The researchers used an oxide–based RRAM with a 5–nm hafnium–dioxide layer sandwiched between top and bottom electrodes made of titanium and titanium nitride. By applying current/voltage waveforms that construct or break a conductive filament made up of oxygen vacancies between the electrodes, the conductivity of an RRAM device may be changed. They co–integrated these devices in a standard 130–nm CMOS process to build a reconfigurable neuromorphic circuit that included coincidence detectors and delay–line circuits (Figure 1). The non–volatile and analog nature of these devices perfectly match the event–driven nature of the neuromorphic circuits, resulting in low power consumption.
The circuit has an instant on/off feature: It begins operating immediately after being turned on, allowing the power supply to be entirely shut off as soon as the circuit is idle. Figure 1 displays the basic building block of the proposed circuit. It is composed of N parallel one–resistor–one–transistor (1T1R) structures that contain synaptic weights and is used to extract a weighted current that is then injected into a common differential pair integrator (DPI) synapse and subsequently into a leaky integrate–and–fire (LIF) neuron.
The input spikes are applied to the gates of the 1T1R structures as trains of voltage pulse with pulse lengths in the range of hundreds of nanoseconds. RRAM may be set into a high–conductance state (HCS) and reset into a low–conductance state (LCS) by providing an external positive voltage reference on Vtop and grounding Vbottom (LCS). The mean value of the HCS may be controlled by limiting the set programming (compliance) current (ICC) through the gate–source voltage of the series transistor. In the circuit, RRAMs perform two functions: They route and weigh input pulses.

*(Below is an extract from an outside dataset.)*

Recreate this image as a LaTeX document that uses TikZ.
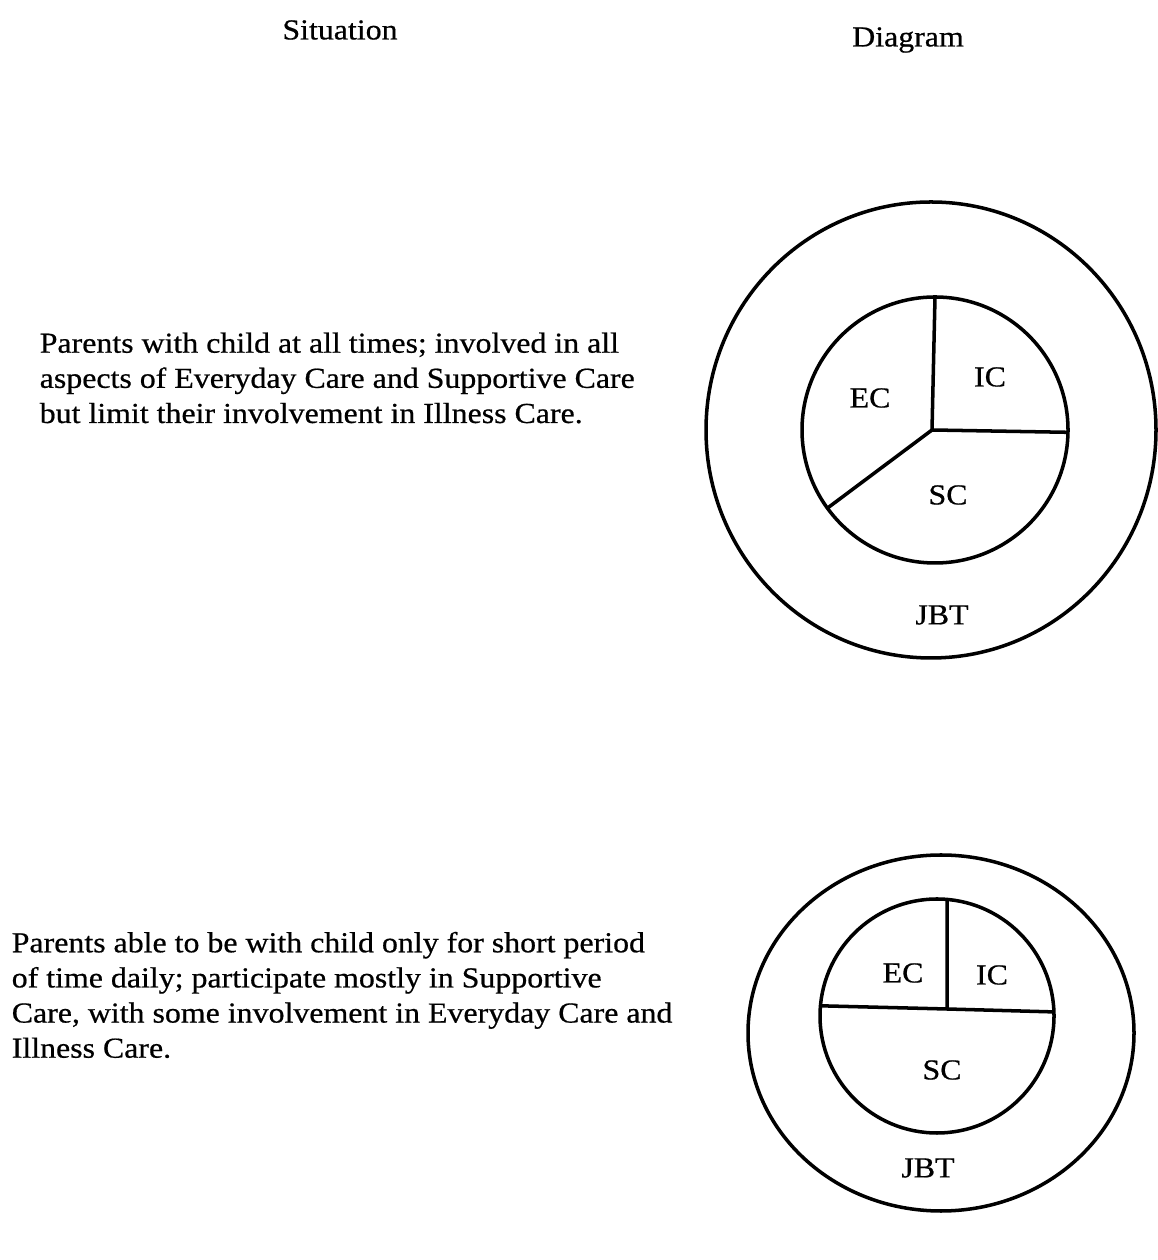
\documentclass[tikz,border=0pt]{standalone}
\usepackage{fontspec}
\setmainfont{Liberation Serif}[FakeStretch=1.1, FakeBold=0.6]
\usetikzlibrary{positioning}

\begin{document}
\begin{tikzpicture}[x=0.02cm, y=0.02cm, line width=2pt,
    every node/.style={font=\fontsize{16.5}{20}\selectfont},
    situation/.style={anchor=west, align=left, inner sep=0pt}]
        \useasboundingbox (0,0) rectangle (1158,1260);

        % Column headings
        \node (sit) at (340,1230) {Situation};
        \node (dia) at (908,1220) {Diagram};

        % Situation texts
        \node[situation] (txt1) at (38,882) {Parents with child at all times; involved in all\\
            aspects of Everyday Care and Supportive Care\\
            but limit their involvement in Illness Care.};
        \node[situation] (txt2) at (10,265) {Parents able to be with child only for short period\\
            of time daily; participate mostly in Supportive\\
            Care, with some involvement in Everyday Care and\\
            Illness Care.};

        % First diagram
        \coordinate (o1) at (931,830);
        \coordinate (c1) at (935,830);
        \coordinate (p1) at (932,830);
        \coordinate (u1) at ([shift={(90:133)}]c1);
        \coordinate (r1) at ([shift={(-1:133)}]c1);
        \coordinate (l1) at ([shift={(216:133)}]c1);
        \draw (o1) ellipse [x radius=225, y radius=228];
        \draw (c1) circle [radius=133];
        \draw (p1) -- (u1);
        \draw (p1) -- (r1);
        \draw (p1) -- (l1);
        \node (ec1)  at (870,862) {EC};
        \node (ic1)  at (990,883) {IC};
        \node (sc1)  at (948,765) {SC};
        \node (jbt1) at (942,645) {JBT};

        % Second diagram
        \coordinate (o2) at (941,227);
        \coordinate (c2) at (937,244);
        \coordinate (p2) at (947,251);
        \coordinate (u2) at ([shift={(85:117)}]c2);
        \coordinate (r2) at ([shift={(2:117)}]c2);
        \coordinate (l2) at ([shift={(175:117)}]c2);
        \draw (o2) ellipse [x radius=193, y radius=178];
        \draw (c2) circle [radius=117];
        \draw (p2) -- (u2);
        \draw (l2) -- (p2) -- (r2);
        \node (ec2)  at (903,287) {EC};
        \node (ic2)  at (992,285) {IC};
        \node (sc2)  at (942,190) {SC};
        \node (jbt2) at (928,92)  {JBT};
    \end{tikzpicture}
\end{document}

“The op amp in Figure 1, along with transistors M1, M2, and M3, form the front–end circuit, which reads the current from the RRAM array and injects the current into the DPI synapse,” Vianello said. “The RRAM bottom electrode has a constant DC voltage Vbot applied to it, and the common top electrode is pinned to the voltage Vx by a rail–to–rail operational–amplifier circuit. The op–amp output is connected in negative feedback to its non–inverting input and has the constant DC bias voltage Vtop applied to its inverting input. As a result, the output of the op amp will modulate the gate voltage of transistor M1 such that the current it sources onto the node Vx will maintain its voltage as close as possible to the DC bias Vtop. Whenever an input pulse Vin arrives, a current equal to (Vx − Vbot)Gn will flow out of the bottom electrode. The negative feedback of the op amp will then act to ensure that Vx = Vtop by sourcing an equal current from transistor M1. By connecting the op–amp output to the gate of transistor M2, a current equal to it will therefore also be buffered into the branch composed of transistors M2 and M3 in series. This current is injected into a CMOS differential–pair integrator synapse circuit model, which generates an exponentially decaying waveform from the onset of the pulse with an amplitude proportional to the injected current.”

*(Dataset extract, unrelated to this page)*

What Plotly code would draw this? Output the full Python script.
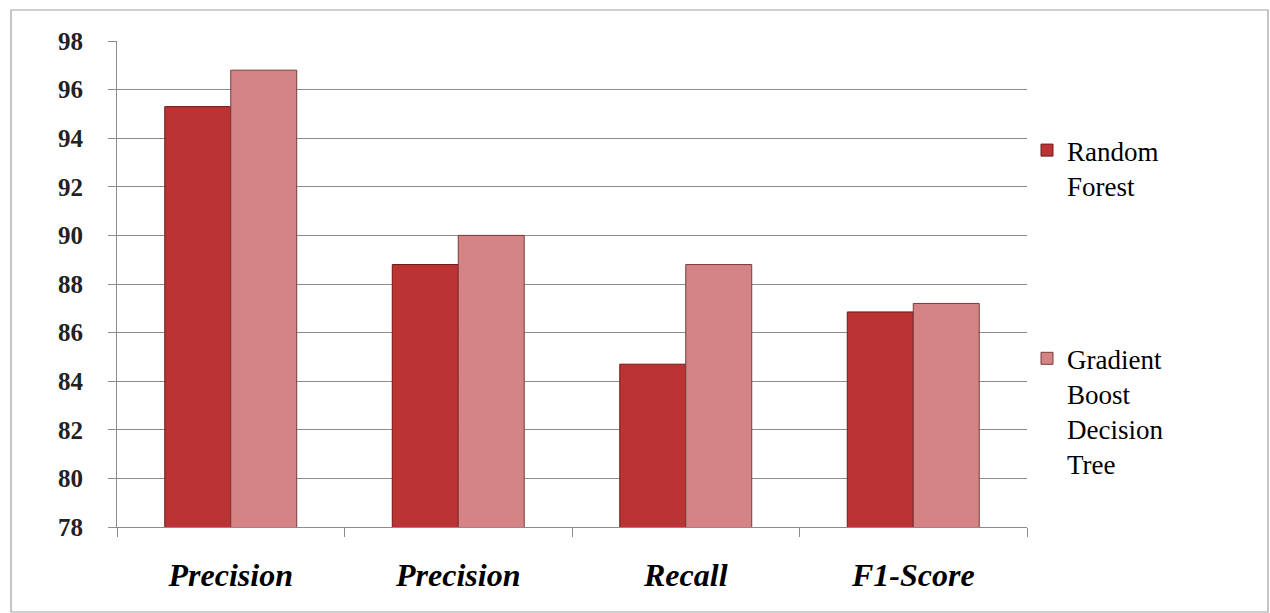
import plotly.graph_objects as go

# Metric labels (the first two are both "Precision")
categories = ["Precision", "Precision", "Recall", "F1-Score"]
random_forest = [95.3, 88.8, 84.7, 86.85]
gradient_boost = [96.8, 90.0, 88.8, 87.2]
y_ticks = [78, 80, 82, 84, 86, 88, 90, 92, 94, 96, 98]

SERIF = "Liberation Serif"
BAR_GAP = 0.42
x_pos = list(range(len(categories)))

fig = go.Figure()
fig.add_trace(go.Bar(
    x=x_pos, y=random_forest, name="Random<br>Forest",
    marker=dict(color="#BC3333", line=dict(color="#6A1A1A", width=1)),
    legendgroup="rf",
))
fig.add_trace(go.Bar(
    x=x_pos, y=gradient_boost, name="Gradient<br>Boost<br>Decision<br>Tree",
    marker=dict(color="#D48484", line=dict(color="#7A3A3A", width=1)),
    legendgroup="gb",
))

fig.update_layout(
    width=1270, height=613,
    margin=dict(l=117, r=243, t=41, b=86),
    barmode="group", bargap=BAR_GAP,
    font=dict(family=SERIF, color="black"),
    legend=dict(
        x=1.0, y=0.825, xanchor="left", yanchor="top",
        font=dict(family=SERIF, size=27, color="black"),
        tracegroupgap=135, valign="top", itemwidth=30,
        bgcolor="rgba(0,0,0,0)",
    ),
    showlegend=True,
    plot_bgcolor="white",
)

fig.update_yaxes(
    range=[78, 98], tickvals=y_ticks,
    ticktext=[f"<b>{t}</b>" for t in y_ticks],
    gridcolor="#8C8C8C", showline=True, linecolor="#8C8C8C",
    ticks="outside", ticklen=8, tickcolor="#8C8C8C",
    tickfont=dict(family=SERIF, size=25, color="#222"),
    ticklabelstandoff=20, zeroline=False,
)
fig.update_xaxes(
    range=[-0.5, 3.5], tickvals=x_pos,
    ticktext=[f"<b><i>{c}</i></b>" for c in categories],
    showline=True, linecolor="#8C8C8C",
    showgrid=False, zeroline=False,
    tickfont=dict(family=SERIF, size=32, color="black"),
    ticklabelstandoff=20,
    minor=dict(tickvals=[-0.5, 0.5, 1.5, 2.5, 3.5], ticks="outside",
               ticklen=9, tickcolor="#8C8C8C", showgrid=False),
)

# Outer chart frame
fig.add_shape(type="rect", xref="paper", yref="paper",
              x0=(11 - 117) / 910, x1=(1268 - 117) / 910,
              y0=(527 - 612) / 486, y1=(527 - 10) / 486,
              line=dict(color="#A0A0A0", width=1.2), layer="below")

fig.write_html("out.html")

While traditional processing techniques sample the detected signal continuously and perform calculations to extract useful information, the proposed neuromorphic solution calculates asynchronously when useful information arrives, increasing the system’s energy efficiency by up to five orders of magnitude.
CEA–Leti has made significant developments in pMUT sensors and spiking neural networks based on RRAM technology during the last decade. “Thank the H2020 MeM–Scales project  that partially funded the work,” Vianello said.
The present study demonstrates that combining visual sensors such as DVS cameras with the suggested pMUT–based hearing sensor should be investigated to create future consumer robots.